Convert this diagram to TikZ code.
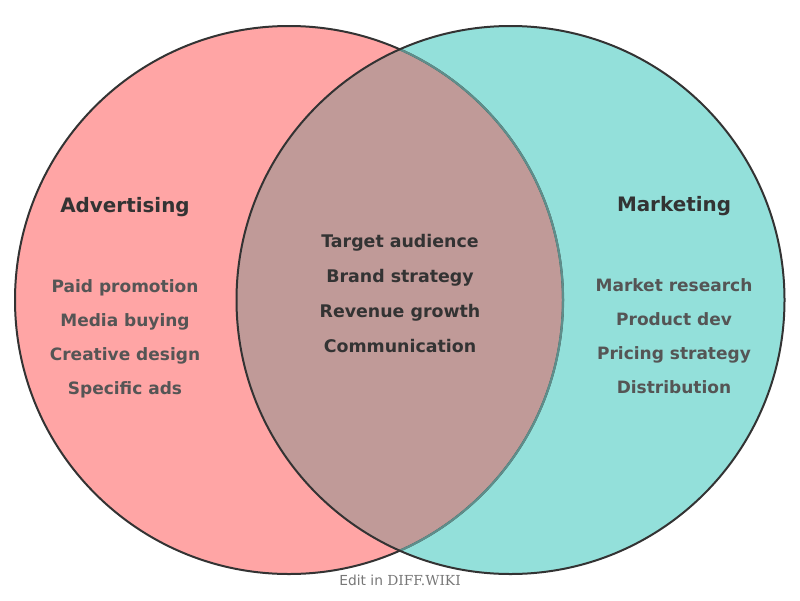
\documentclass[tikz,border=0pt]{standalone}
\usepackage{fontspec}
\setmainfont{DejaVu Sans}
\newfontfamily\serifpart{DejaVu Serif}
\definecolor{pinkfill}{HTML}{FFA5A5}
\definecolor{tealfill}{HTML}{93E0DA}
\definecolor{overlapfill}{HTML}{C09A98}
\definecolor{edgecol}{HTML}{333333}
\definecolor{hiddenedge}{HTML}{5E8E8B}
\definecolor{titlecol}{HTML}{333333}
\definecolor{itemcol}{HTML}{555555}
\definecolor{notecol}{HTML}{777777}
\tikzset{
  settitle/.style={anchor=base, inner sep=0pt, text=titlecol, font=\fontsize{19.9}{22}\selectfont\bfseries},
  setitem/.style={anchor=base, inner sep=0pt, text=itemcol, font=\fontsize{17}{20}\selectfont\bfseries},
  shareditem/.style={anchor=base, inner sep=0pt, text=titlecol, font=\fontsize{17.4}{20}\selectfont\bfseries},
  note/.style={anchor=base, inner sep=0pt, text=notecol, font=\fontsize{13.8}{16}\selectfont},
  setedge/.style={draw=edgecol, line width=2pt},
}
\begin{document}
\begin{tikzpicture}[x=1pt, y=-1pt]
\useasboundingbox (0,0) rectangle (800,600);
\fill[white] (0,0) rectangle (800,600);
% circles
\coordinate (lc) at (289,300);
\coordinate (rc) at (510.5,300);
\fill[pinkfill] (lc) circle[radius=274];
\fill[tealfill] (rc) circle[radius=274];
\begin{scope}
  \clip (lc) circle[radius=274];
  \fill[overlapfill] (rc) circle[radius=274];
\end{scope}
\draw[setedge] (lc) circle[radius=274];
\begin{scope}
  \clip (rc) circle[radius=274];
  \draw[draw=hiddenedge, line width=2.2pt] (lc) circle[radius=274];
\end{scope}
\draw[setedge] (rc) circle[radius=274];
% titles
\node[settitle] (adv) at (125,212) {Advertising};
\node[settitle] (mkt) at (674,211.5) {Marketing};
% left items
\node[setitem] (l1) at (125,292.5) {Paid promotion};
\node[setitem] (l2) at (125,326.5) {Media buying};
\node[setitem] (l3) at (125,360.5) {Creative design};
\node[setitem] (l4) at (125,394.5) {Specific ads};
% right items
\node[setitem] (r1) at (674,291.5) {Market research};
\node[setitem] (r2) at (674,325.5) {Product dev};
\node[setitem] (r3) at (674,359.5) {Pricing strategy};
\node[setitem] (r4) at (674,393.5) {Distribution};
% shared items
\node[shareditem] (c1) at (400,247.5) {Target audience};
\node[shareditem] (c2) at (400,282.5) {Brand strategy};
\node[shareditem] (c3) at (400,317.5) {Revenue growth};
\node[shareditem] (c4) at (400,352.5) {Communication};
% footer
\node[note] (foot) at (400,585.5) {Edit in {\serifpart DIFF.WIKI}};
\end{tikzpicture}
\end{document}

--------------------------------------------------

Given exercise — Make an exact copy of all the material, but keep the pictures out of it.

Exercise answer —
Convert this diagram to TikZ code.
\documentclass[tikz,border=0pt]{standalone}
\usepackage{fontspec}
\setmainfont{DejaVu Sans}
\newfontfamily\serifpart{DejaVu Serif}
\definecolor{pinkfill}{HTML}{FFA5A5}
\definecolor{tealfill}{HTML}{93E0DA}
\definecolor{overlapfill}{HTML}{C09A98}
\definecolor{edgecol}{HTML}{333333}
\definecolor{hiddenedge}{HTML}{5E8E8B}
\definecolor{titlecol}{HTML}{333333}
\definecolor{itemcol}{HTML}{555555}
\definecolor{notecol}{HTML}{777777}
\tikzset{
  settitle/.style={anchor=base, inner sep=0pt, text=titlecol, font=\fontsize{19.9}{22}\selectfont\bfseries},
  setitem/.style={anchor=base, inner sep=0pt, text=itemcol, font=\fontsize{17}{20}\selectfont\bfseries},
  shareditem/.style={anchor=base, inner sep=0pt, text=titlecol, font=\fontsize{17.4}{20}\selectfont\bfseries},
  note/.style={anchor=base, inner sep=0pt, text=notecol, font=\fontsize{13.8}{16}\selectfont},
  setedge/.style={draw=edgecol, line width=2pt},
}
\begin{document}
\begin{tikzpicture}[x=1pt, y=-1pt]
\useasboundingbox (0,0) rectangle (800,600);
\fill[white] (0,0) rectangle (800,600);
% circles
\coordinate (lc) at (289,300);
\coordinate (rc) at (510.5,300);
\fill[pinkfill] (lc) circle[radius=274];
\fill[tealfill] (rc) circle[radius=274];
\begin{scope}
  \clip (lc) circle[radius=274];
  \fill[overlapfill] (rc) circle[radius=274];
\end{scope}
\draw[setedge] (lc) circle[radius=274];
\begin{scope}
  \clip (rc) circle[radius=274];
  \draw[draw=hiddenedge, line width=2.2pt] (lc) circle[radius=274];
\end{scope}
\draw[setedge] (rc) circle[radius=274];
% titles
\node[settitle] (adv) at (125,212) {Advertising};
\node[settitle] (mkt) at (674,211.5) {Marketing};
% left items
\node[setitem] (l1) at (125,292.5) {Paid promotion};
\node[setitem] (l2) at (125,326.5) {Media buying};
\node[setitem] (l3) at (125,360.5) {Creative design};
\node[setitem] (l4) at (125,394.5) {Specific ads};
% right items
\node[setitem] (r1) at (674,291.5) {Market research};
\node[setitem] (r2) at (674,325.5) {Product dev};
\node[setitem] (r3) at (674,359.5) {Pricing strategy};
\node[setitem] (r4) at (674,393.5) {Distribution};
% shared items
\node[shareditem] (c1) at (400,247.5) {Target audience};
\node[shareditem] (c2) at (400,282.5) {Brand strategy};
\node[shareditem] (c3) at (400,317.5) {Revenue growth};
\node[shareditem] (c4) at (400,352.5) {Communication};
% footer
\node[note] (foot) at (400,585.5) {Edit in {\serifpart DIFF.WIKI}};
\end{tikzpicture}
\end{document}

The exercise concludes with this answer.